Cats can be masters of disguise hiding poop! Luckily, that was Ellie's only accident ever, because she was afraid in the new apartment. Hopefully you discover your poop issue and resolve it! lol


----------



## Marcia (Dec 26, 2010)

A black light will show them up. Turn off all the lights and shine it all around putting a penny on all the spots that glow. You'd be surprised at the yuck there is on the floors.


----------



## cat face (Apr 4, 2013)

We use to have "phantom" cat poo smell when Sadie and Belle were little. The problem was Belle. She was the only little kitty I had that had gas. Also, she seemed to have a weak retention of her sphincter muscle. Every once in a while there would be a teeny tiny ball of poo that would be deposited wherever she had been siting.
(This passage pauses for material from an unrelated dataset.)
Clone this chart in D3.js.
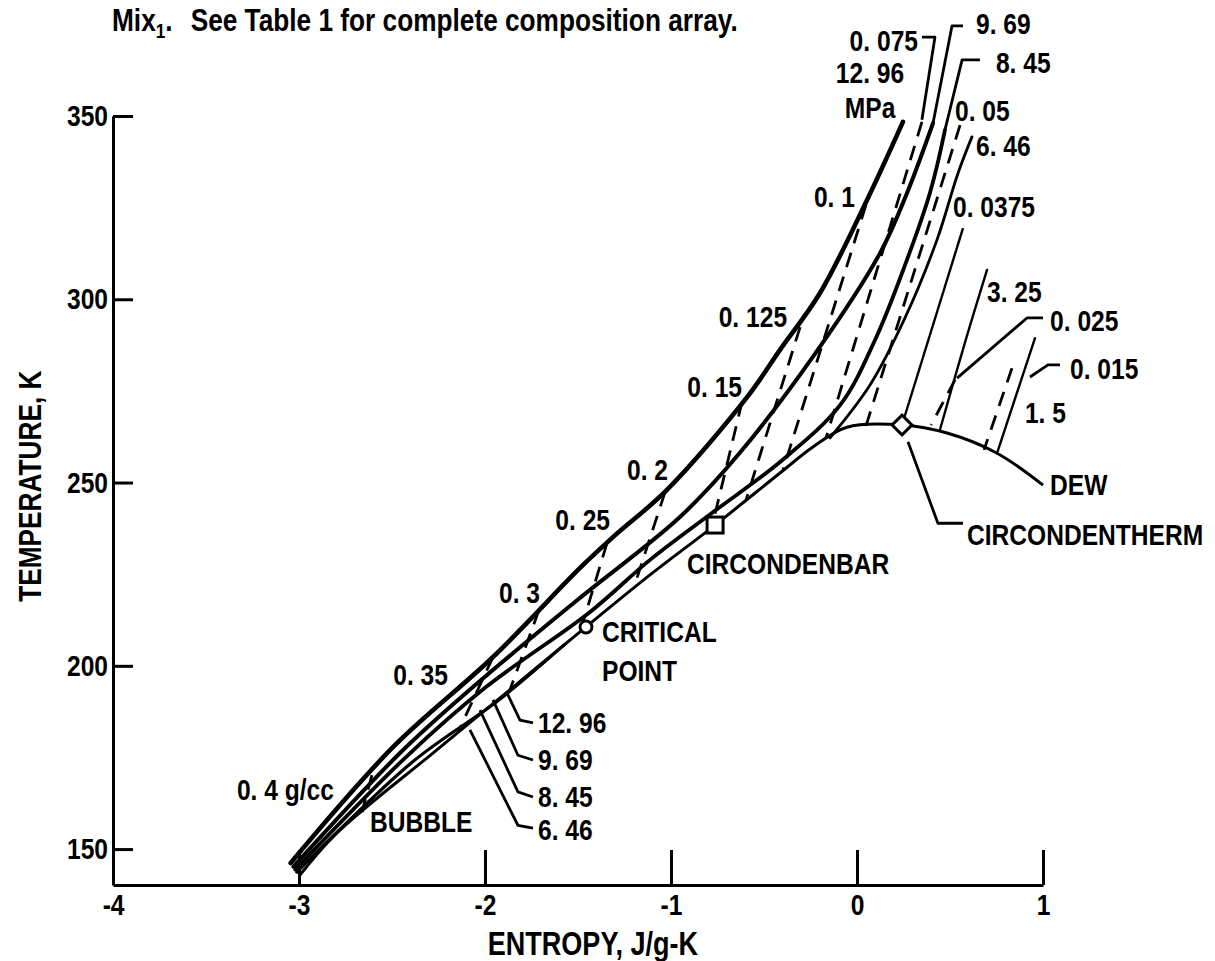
<!DOCTYPE html>
<html>
<head>
<meta charset="utf-8">
<title>Mix1 temperature-entropy diagram</title>
<script src="https://d3js.org/d3.v7.min.js"></script>
<style>
  body { margin: 0; background: #fff; }
  svg text { font-family: "Liberation Sans", Arial, sans-serif; font-weight: bold; font-size: 30px; fill: #000; white-space: pre; }
  svg text:not(.rot) { transform-box: fill-box; transform: scaleX(0.82); }
  .a-start { transform-origin: left center; }
  .a-end { transform-origin: right center; }
  .a-mid { transform-origin: center; }
  .axis path, .axis line { stroke: #000; stroke-width: 3; }
</style>
</head>
<body>
<script>
// axis ticks
var xTicks = [-4, -3, -2, -1, 0, 1]
var yTicks = [150, 200, 250, 300, 350]

// isobars, MPa  [entropy J/g-K, temperature K]
var p1296 = [[-3.045,146.2],[-2.495,177.8],[-1.957,202.4],[-1.489,226.7],[-1.312,235.1],[-1.022,248.0],[-0.591,273.3],[-0.414,286.2],[-0.199,301.7],[0.054,327.1],[0.247,348.4]]
var p969 = [[-3.030,145.2],[-2.457,176.2],[-2.065,194.2],[-1.505,217.9],[-0.952,240.6],[-0.640,257.5],[-0.226,285.1],[0.124,312.6],[0.269,329.0],[0.409,348.1]]
var p845 = [[-3.020,144.4],[-2.425,175.1],[-1.995,194.2],[-1.435,214.7],[-1.113,228.9],[-0.780,241.7],[-0.414,255.6],[-0.091,271.1],[0.097,288.9],[0.258,309.3],[0.392,329.0],[0.473,346.2]]
var p646liq = [[-3.012,143.7],[-2.392,173.7],[-1.925,190.7],[-1.575,205.7]]
var p646vap = [[-0.145,262.2],[0.070,276.6],[0.258,294.9],[0.430,316.2],[0.543,334.4],[0.618,344.3]]
var p325 = [[0.446,264.4],[0.585,289.0],[0.699,308.0]]
var p15 = [[0.753,258.0],[0.957,289.4]]

// phase envelope
var bubble = [[-3.000,142.6],[-2.796,154.4],[-2.280,176.2],[-1.849,194.2],[-1.457,210.6]]
var dew = [[-1.457,210.6],[-1.113,224.8],[-0.763,238.4],[-0.414,252.6],[-0.237,259.7],[-0.054,265.1],[0.242,265.7],[0.484,263.5],[0.753,258.0],[1.0,249.3]]
var critical = [-1.457, 210.6]
var cricondenbar = [-0.763, 238.4]
var cricondentherm = [0.242, 265.7]

// isochores, g/cc
var isochores = [
  [[-2.608,170.2],[-2.661,160.1]],   // 0.4
  [[-1.957,202.4],[-2.145,181.9]],   // 0.35
  [[-1.710,215.2],[-1.866,193.4]],   // 0.3
  [[-1.344,233.5],[-1.473,211.9]],   // 0.25
  [[-1.032,247.4],[-1.199,221.5]],   // 0.2
  [[-0.618,272.0],[-0.780,237.9]],   // 0.15
  [[-0.306,292.4],[-0.597,245.2]],   // 0.125
  [[0.048,325.7],[-0.398,253.4]],    // 0.1
  [[0.349,348.4],[-0.167,262.1]],    // 0.075
  [[0.554,347.5],[0.048,265.4]],     // 0.05
  [[0.527,278.0],[0.398,265.7]],     // 0.025
  [[0.833,281.2],[0.683,258.9]]      // 0.015
]
var iso0375 = [[0.570,319.4],[0.242,265.7]]

// leader lines
var leaders = [
  [[0.349,349.0],[0.419,371.5],[0.349,371.5]],
  [[0.409,348.1],[0.511,374.6],[0.570,374.6]],
  [[0.473,346.2],[0.565,365.3],[0.661,365.3]],
  [[-1.882,192.6],[-1.812,185.2],[-1.742,184.4]],
  [[-1.957,190.7],[-1.823,175.6],[-1.742,174.3]],
  [[-2.027,187.9],[-1.823,165.6],[-1.742,164.2]],
  [[-2.081,182.5],[-1.823,156.5],[-1.742,155.7]],
  [[1.0,294.9],[0.914,294.9],[0.538,278.5]],
  [[1.091,282.1],[1.027,282.1],[0.930,278.8]],
  [[0.274,261.1],[0.435,238.9],[0.570,238.9]]
]

// labels: text, entropy, temperature
var densityLabels = [['0. 4 g/cc',-2.812,166.1],['0. 35',-2.199,197.5],['0. 3',-1.704,220.1],['0. 25',-1.328,239.8],['0. 2',-1.016,253.4],['0. 15',-0.618,276.1],['0. 125',-0.376,295.2],['0. 1',-0.011,327.9],['0. 075',0.328,370.7]]
var rightLabels = [['0. 05',0.527,351.6],['6. 46',0.640,341.8],['0. 0375',0.516,325.2],['3. 25',0.699,302.0],['0. 025',1.038,294.3],['0. 015',1.145,281.2],['1. 5',0.903,269.0],['DEW',1.038,249.3],['CIRCONDENTHERM',0.591,235.9],['CIRCONDENBAR',-0.914,228.0],['CRITICAL',-1.371,209.2],['POINT',-1.371,198.8],['BUBBLE',-2.618,157.4],['9. 69',0.640,375.1],['8. 45',0.747,364.5],['12. 96',-1.715,184.4],['9. 69',-1.715,174.3],['8. 45',-1.715,164.2],['6. 46',-1.715,155.2]]
var centerLabels = [['12. 96',0.070,361.7],['MPa',0.070,352.2]]

var x = d3.scaleLinear().domain([-4, 1]).range([113, 1043])
var y = d3.scaleLinear().domain([140.2, 350]).range([885, 116])

var svg = d3.select('body').append('svg')
    .attr('width', 1215)
    .attr('height', 961)

var smooth = d3.line()
    .x(function (d) { return x(d[0]) })
    .y(function (d) { return y(d[1]) })
    .curve(d3.curveCatmullRom.alpha(0.5))
var straight = d3.line()
    .x(function (d) { return x(d[0]) })
    .y(function (d) { return y(d[1]) })

// title
var title = svg.append('text').attr('class', 'a-start').attr('x', 112).attr('y', 31).style('font-size', '32px')
title.append('tspan').text('Mix')
title.append('tspan').attr('font-size', 21).attr('dy', 7).text('1')
title.append('tspan').attr('dy', -7).text('.')
title.append('tspan').attr('dx', 22).text('See Table 1 for complete composition array.')

// axes
var yG = svg.append('g')
    .attr('class', 'axis')
    .attr('transform', 'translate(' + x(-4) + ',0)')
    .call(d3.axisLeft(y).tickValues(yTicks).tickSize(-20).tickSizeOuter(0).tickPadding(5).tickFormat(function (d) { return String(d) }))
yG.selectAll('text').attr('class', 'a-end')

var xG = svg.append('g')
    .attr('class', 'axis')
    .attr('transform', 'translate(0,' + y(140.2) + ')')
    .call(d3.axisBottom(x).tickValues(xTicks).tickSize(-35).tickSizeOuter(0).tickPadding(9).tickFormat(function (d) { return String(d) }))
xG.selectAll('text').attr('class', 'a-mid')

svg.append('text')
    .attr('class', 'rot')
    .attr('transform', 'translate(30,' + y(249) + ') rotate(-90) scale(0.82,1)')
    .attr('text-anchor', 'middle')
    .attr('dominant-baseline', 'central')
    .style('font-size', '32px')
    .text('TEMPERATURE, K')

svg.append('text')
    .attr('class', 'a-mid')
    .attr('x', x(-1.42)).attr('y', 944)
    .attr('text-anchor', 'middle')
    .attr('dominant-baseline', 'central')
    .style('font-size', '33px')
    .text('ENTROPY, J/g-K')

// isochores (dashed)
svg.selectAll('path.iso')
    .data(isochores)
    .enter()
    .append('path')
    .attr('class', 'iso')
    .attr('d', straight)
    .attr('fill', 'none')
    .attr('stroke', '#000')
    .attr('stroke-width', 2.8)
    .attr('stroke-dasharray', '15,10')

svg.append('path').attr('d', straight(iso0375))
    .attr('fill', 'none').attr('stroke', '#000').attr('stroke-width', 2.4)

// isobars
var isobars = [[p1296, 4.6], [p969, 4], [p845, 3.8], [p646liq, 3.2], [p646vap, 2.8], [p325, 2.4], [p15, 2.4]]
svg.selectAll('path.isobar')
    .data(isobars)
    .enter()
    .append('path')
    .attr('class', 'isobar')
    .attr('d', function (d) { return smooth(d[0]) })
    .attr('fill', 'none')
    .attr('stroke', '#000')
    .attr('stroke-linecap', 'round')
    .attr('stroke-width', function (d) { return d[1] })

// envelope
svg.append('path').attr('d', smooth(bubble))
    .attr('fill', 'none').attr('stroke', '#000').attr('stroke-width', 3)
svg.append('path').attr('d', smooth(dew))
    .attr('fill', 'none').attr('stroke', '#000').attr('stroke-width', 3)

// leaders
svg.selectAll('path.leader')
    .data(leaders)
    .enter()
    .append('path')
    .attr('class', 'leader')
    .attr('d', straight)
    .attr('fill', 'none')
    .attr('stroke', '#000')
    .attr('stroke-width', 2.8)
    .attr('stroke-linejoin', 'round')

// special points
svg.append('circle')
    .attr('cx', x(critical[0])).attr('cy', y(critical[1])).attr('r', 6)
    .attr('fill', '#fff').attr('stroke', '#000').attr('stroke-width', 3)
svg.append('rect')
    .attr('x', x(cricondenbar[0]) - 8).attr('y', y(cricondenbar[1]) - 8)
    .attr('width', 16).attr('height', 16)
    .attr('fill', '#fff').attr('stroke', '#000').attr('stroke-width', 3)
svg.append('rect')
    .attr('x', -7).attr('y', -7).attr('width', 14).attr('height', 14)
    .attr('transform', 'translate(' + x(cricondentherm[0]) + ',' + y(cricondentherm[1]) + ') rotate(45)')
    .attr('fill', '#fff').attr('stroke', '#000').attr('stroke-width', 3)

// labels
function addLabels(list, anchor, cls) {
    svg.selectAll(null)
        .data(list)
        .enter()
        .append('text')
        .attr('class', cls)
        .attr('x', function (d) { return x(d[1]) })
        .attr('y', function (d) { return y(d[2]) })
        .attr('text-anchor', anchor)
        .attr('dominant-baseline', 'central')
        .text(function (d) { return d[0] })
}
addLabels(densityLabels, 'end', 'a-end')
addLabels(rightLabels, 'start', 'a-start')
addLabels(centerLabels, 'middle', 'a-mid')
</script>
</body>
</html>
This lasted till she was about 5 months old. I had to keep an eye on her. The vet had said it would probably be something she would "grow out of". Thankfully she did and the gassy issue seemed to disappear with it. (oh thank God for that!!)
I guess when kitties are tiny some of them have issues with development at first. 

Those little tiny balls would end up everywhere, on bed spreads, rug, shoe (Belle loves playing with my shoes), chair cushions, my personal fav, behind the toilet. It just went on. Wherever she would sit for a while you would end up finding one of these things. 

I mean we are talking about the size od an artificial sweetener pill, so it is not easy to always find. AND if you or your cat steps on one of them or sits on one of them you're guaranteed that "air du le poop" smell, for sure!

The poop doesn't have to be "the whole movement" to smell the place up. 

Best of luck trying to work it out, hopefully you can solve it real soon!!


----------



## saprize21 (Jul 15, 2013)

Thanks everyone for the replies, i will keep an eye open And no i do not have any dogs just 3 male cats 

Thank you all, will post again if i find anything Or if i have anything new to say Thanks for all the tips


----------



## gizmothecat (Jun 26, 2013)

Marshall used to have horrible gas...smelt like a fresh poop!!!! 

Also, if it smells more like rotten eggs...that could be a gas leak!!!


----------